_Your goal_
In the material below, find all lines with the string "chart" and copy them.

_Plotting code records_
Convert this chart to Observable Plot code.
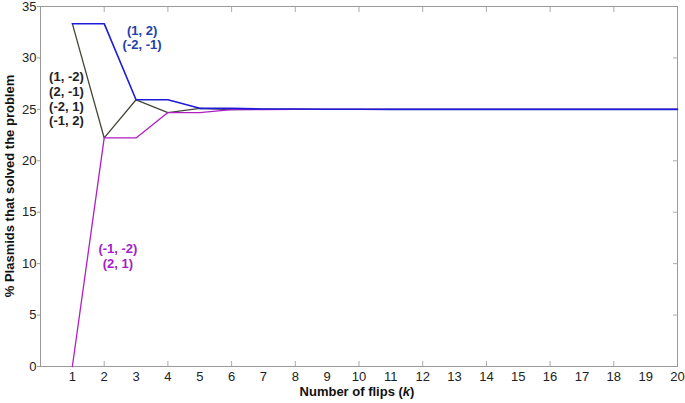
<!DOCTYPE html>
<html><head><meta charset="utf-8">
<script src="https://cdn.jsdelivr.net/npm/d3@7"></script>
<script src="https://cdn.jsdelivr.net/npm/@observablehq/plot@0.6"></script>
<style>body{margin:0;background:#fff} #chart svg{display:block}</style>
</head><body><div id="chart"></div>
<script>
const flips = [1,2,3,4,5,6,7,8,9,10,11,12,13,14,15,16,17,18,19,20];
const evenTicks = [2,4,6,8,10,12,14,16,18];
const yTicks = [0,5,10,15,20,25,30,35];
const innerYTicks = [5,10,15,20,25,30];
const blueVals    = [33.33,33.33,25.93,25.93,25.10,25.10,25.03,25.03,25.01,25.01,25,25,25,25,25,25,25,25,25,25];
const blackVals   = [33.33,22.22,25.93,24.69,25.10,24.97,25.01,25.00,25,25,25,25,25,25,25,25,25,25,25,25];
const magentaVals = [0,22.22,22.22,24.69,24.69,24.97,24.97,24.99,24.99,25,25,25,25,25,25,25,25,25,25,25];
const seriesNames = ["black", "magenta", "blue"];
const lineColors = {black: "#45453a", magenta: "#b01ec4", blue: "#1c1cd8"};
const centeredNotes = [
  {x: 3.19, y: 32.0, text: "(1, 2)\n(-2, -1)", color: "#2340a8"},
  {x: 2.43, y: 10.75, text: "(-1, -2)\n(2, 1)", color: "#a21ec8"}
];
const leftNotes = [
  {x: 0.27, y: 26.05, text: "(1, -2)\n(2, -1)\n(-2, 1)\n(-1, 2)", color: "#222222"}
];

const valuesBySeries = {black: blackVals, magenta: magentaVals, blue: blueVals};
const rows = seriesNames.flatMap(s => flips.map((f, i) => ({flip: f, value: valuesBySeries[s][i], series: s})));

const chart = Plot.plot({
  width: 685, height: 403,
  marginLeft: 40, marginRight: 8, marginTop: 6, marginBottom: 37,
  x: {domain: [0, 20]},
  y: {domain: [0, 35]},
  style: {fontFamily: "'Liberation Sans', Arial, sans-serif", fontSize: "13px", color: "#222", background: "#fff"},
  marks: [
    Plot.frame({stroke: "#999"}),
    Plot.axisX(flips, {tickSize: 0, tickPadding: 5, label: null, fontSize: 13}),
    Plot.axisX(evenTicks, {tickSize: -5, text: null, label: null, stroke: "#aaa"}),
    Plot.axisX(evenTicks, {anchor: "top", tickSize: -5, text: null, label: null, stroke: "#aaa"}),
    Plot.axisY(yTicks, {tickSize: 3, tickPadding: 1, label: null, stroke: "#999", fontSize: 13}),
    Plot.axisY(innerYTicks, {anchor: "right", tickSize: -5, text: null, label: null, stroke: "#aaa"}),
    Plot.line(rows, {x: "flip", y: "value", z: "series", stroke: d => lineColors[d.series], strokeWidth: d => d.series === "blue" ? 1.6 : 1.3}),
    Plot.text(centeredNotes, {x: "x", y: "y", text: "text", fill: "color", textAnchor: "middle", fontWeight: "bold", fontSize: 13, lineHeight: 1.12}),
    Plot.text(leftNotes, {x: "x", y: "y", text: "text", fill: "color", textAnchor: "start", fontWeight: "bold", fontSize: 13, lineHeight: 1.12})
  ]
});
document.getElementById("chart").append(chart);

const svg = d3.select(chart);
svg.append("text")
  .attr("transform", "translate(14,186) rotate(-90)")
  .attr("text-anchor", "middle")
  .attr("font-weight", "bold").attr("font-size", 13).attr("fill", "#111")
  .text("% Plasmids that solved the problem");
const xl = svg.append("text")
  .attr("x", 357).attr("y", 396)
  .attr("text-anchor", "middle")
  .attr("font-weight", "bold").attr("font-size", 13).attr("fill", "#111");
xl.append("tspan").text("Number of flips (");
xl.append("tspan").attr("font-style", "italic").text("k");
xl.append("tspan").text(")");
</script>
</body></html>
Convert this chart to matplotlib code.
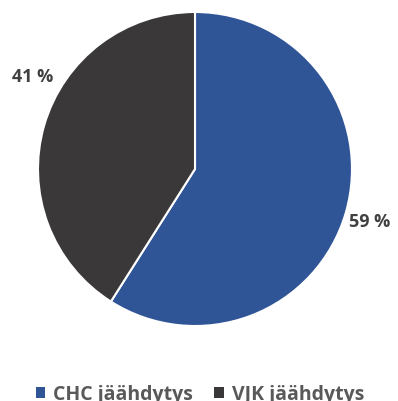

_Result_
Convert this chart to Observable Plot code.
<style>body{margin:0;background:#fff} #chart svg{display:block}</style>
</head><body><div id="chart"></div>
const chart = Plot.plot({
document.getElementById("chart").append(chart);
const svg = d3.select(chart);
Convert this chart to matplotlib code.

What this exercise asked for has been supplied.